# What you showing at Monroe?



## Freqman1 (Apr 19, 2022)

I know some don't like to reveal what they'll be bringing. I have always brought ballooners but thinking this time I may bring either my '98 Schwinn World, my '17 Chief, or the '20 Flying Merkel to show. What you gonna show? V/r Shawn

1898 Schwinn "The World" Model 22 Gents Roadster





1917 Sears Chief Motorbike (photo credit-Dave Stromberger)

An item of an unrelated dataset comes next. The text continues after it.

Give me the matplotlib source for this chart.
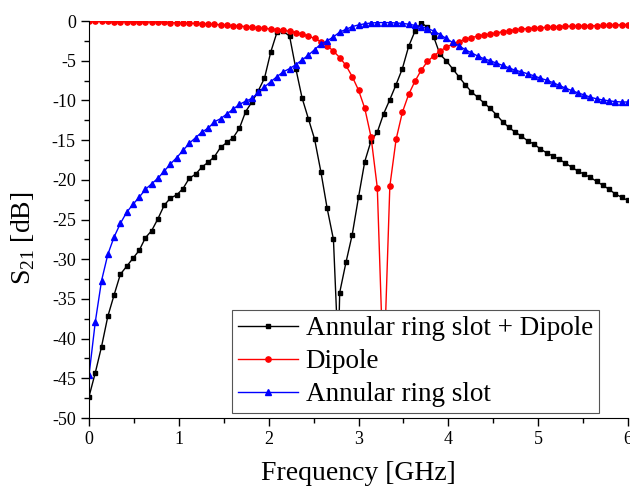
import numpy as np
import matplotlib.pyplot as plt

plt.rcParams['font.family'] = 'Liberation Serif'
plt.rcParams['mathtext.fontset'] = 'custom'
plt.rcParams['mathtext.rm'] = 'Liberation Serif'
plt.rcParams['axes.unicode_minus'] = False

# frequency grid [GHz]
freq = np.linspace(0, 6, 87)

# S21 [dB] - annular ring slot + dipole
combo = [-47.3, -44.3, -41.0, -37.2, -34.5, -31.9, -30.9, -29.9, -28.9, -27.3,
         -26.4, -24.9, -23.2, -22.3, -21.9, -21.1, -19.8, -19.3, -18.4, -17.8,
         -17.1, -15.9, -15.3, -14.7, -13.5, -11.4, -10.2, -8.8, -7.2, -3.9,
         -1.4, -1.3, -1.9, -6.0, -9.7, -12.3, -14.9, -19.0, -23.6, -27.5,
         -34.2, -30.4, -26.9, -22.2, -17.7, -15.1, -14.0, -11.7, -9.9, -8.0,
         -6.0, -3.2, -1.3, -0.2, -0.8, -2.0, -4.2, -5.0, -6.0, -7.0,
         -8.0, -8.9, -9.6, -10.3, -11.0, -11.8, -12.7, -13.4, -14.0, -14.5,
         -15.1, -15.5, -16.1, -16.6, -17.0, -17.4, -17.9, -18.4, -18.9, -19.3,
         -19.7, -20.2, -20.7, -21.2, -21.8, -22.2, -22.6]
# notch of the combined structure (between grid points)
combo_notch_f = 2.775
combo_notch = -42.0

# S21 [dB] - dipole alone
dipole = [-0.05, -0.05, -0.05, -0.06, -0.07, -0.08, -0.09, -0.10, -0.11, -0.12,
          -0.14, -0.16, -0.18, -0.20, -0.22, -0.25, -0.28, -0.31, -0.34, -0.38,
          -0.42, -0.47, -0.52, -0.58, -0.64, -0.70, -0.77, -0.85, -0.93, -1.00,
          -1.08, -1.15, -1.30, -1.45, -1.65, -1.90, -2.20, -2.60, -3.10, -3.80,
          -4.60, -5.60, -7.00, -8.70, -11.0, -14.6, -21.0, -45.0, -20.8, -14.9,
          -11.5, -9.25, -7.6, -6.2, -5.1, -4.4, -3.8, -3.3, -2.9, -2.6,
          -2.3, -2.1, -1.9, -1.75, -1.65, -1.5, -1.35, -1.25, -1.1, -1.0,
          -0.95, -0.9, -0.85, -0.8, -0.75, -0.7, -0.67, -0.64, -0.62, -0.6,
          -0.6, -0.58, -0.56, -0.53, -0.5, -0.47, -0.45]

# S21 [dB] - annular ring slot alone
ring = [-44.6, -37.9, -32.7, -29.4, -27.2, -25.5, -24.1, -23.1, -22.2, -21.2,
        -20.5, -19.8, -18.9, -18.0, -17.2, -16.3, -15.4, -14.7, -14.0, -13.5,
        -12.7, -12.3, -11.7, -11.1, -10.5, -10.1, -9.75, -9.0, -8.3, -7.65,
        -7.0, -6.4, -6.0, -5.5, -4.9, -4.3, -3.6, -2.9, -2.5, -2.0,
        -1.4, -1.05, -0.7, -0.5, -0.35, -0.25, -0.2, -0.2, -0.2, -0.25,
        -0.3, -0.4, -0.55, -0.7, -0.95, -1.25, -1.7, -2.2, -2.7, -3.1,
        -3.6, -4.0, -4.4, -4.75, -5.0, -5.3, -5.6, -5.9, -6.2, -6.4,
        -6.65, -6.9, -7.2, -7.45, -7.75, -8.1, -8.45, -8.75, -9.05, -9.3,
        -9.6, -9.8, -9.95, -10.05, -10.15, -10.2, -10.2]

labels = ['Annular ring slot + Dipole', 'Dipole', 'Annular ring slot']

fig = plt.figure(figsize=(6.3, 4.93), dpi=100)
ax = fig.add_axes([0.1413, 0.1521, 0.8555, 0.8053])

# put the notch point into the combined trace, without a marker
k = int(np.searchsorted(freq, combo_notch_f))
f_c = np.insert(freq, k, combo_notch_f)
s_c = np.insert(np.array(combo), k, combo_notch)
marks = [i for i in range(len(f_c)) if i != k]

ax.plot(f_c, s_c, color='black', lw=1.0, marker='s', ms=3.5,
        markevery=marks, label=labels[0])
ax.plot(freq, dipole, color='red', lw=1.0, marker='o', ms=3.8, label=labels[1])
ax.plot(freq, ring, color='blue', lw=1.0, marker='^', ms=4.5, label=labels[2])

ax.set_xlim(0, 6)
ax.set_ylim(-50, 0)
ax.set_xticks(np.arange(0, 7, 1))
ax.set_xticks(np.arange(0.5, 6, 1), minor=True)
ax.set_yticks(np.arange(-50, 1, 5))
ax.set_yticks(np.arange(-47.5, 0, 5), minor=True)
ax.tick_params(which='major', direction='out', length=6, width=1, labelsize=13)
ax.tick_params(which='minor', direction='out', length=3.5, width=1)
ax.spines['top'].set_visible(False)
ax.spines['right'].set_visible(False)

ax.set_xlabel('Frequency [GHz]', fontsize=20, labelpad=9)
ax.set_ylabel(r'S$_\mathrm{21}$ [dB]', fontsize=20)
ax.yaxis.set_label_coords(-0.097, 0.452)

leg = ax.legend(loc='lower left', bbox_to_anchor=(0.2653, 0.0118),
                borderaxespad=0, fontsize=19.5, frameon=True, fancybox=False,
                framealpha=1, edgecolor='#555555', handlelength=2.2,
                handletextpad=0.3, labelspacing=0.3, borderpad=0.22)
leg.get_frame().set_linewidth(0.8)

fig.savefig('out.png', dpi=100)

1920 Flying Merkel Motorbike (photo credit-Dave Stromberger)


----------



## Tim s (Apr 20, 2022)

I am not sure yet what I am going to bring but most likely a 10 speed and middleweigh.  Tim


----------



## cr250mark (Apr 22, 2022)

Freqman1 said:


> I know some don't like to reveal what they'll be bringing. I have always brought ballooners but thinking this time I may bring either my '98 Schwinn World, my '17 Chief, or the '20 Flying Merkel to show. What you gonna show? V/r Shawn
> 
> 1898 Schwinn "The World" Model 22 Gents Roadster
> View attachment 1609939
> ...



Killer Threesome Shawn !


----------



## rdavisonsr (Apr 24, 2022)

Thinking of showing a couple bikes was wondering what the rules are in the best preserved as far as parts that have been replaced. Would new spokes be ok? Im sure nothing chromed or repainted Thanks in advance Randy


----------



## Freqman1 (Apr 24, 2022)

rdavisonsr said:


> Thinking of showing a couple bikes was wondering what the rules are in the best preserved as far as parts that have been replaced. Would new spokes be ok? Im sure nothing chromed or repainted Thanks in advance Randy



There are no written rules. That said anything that is obvious would probably make the bike less competitive against a more original bike everything else being even. V/r Shawn


----------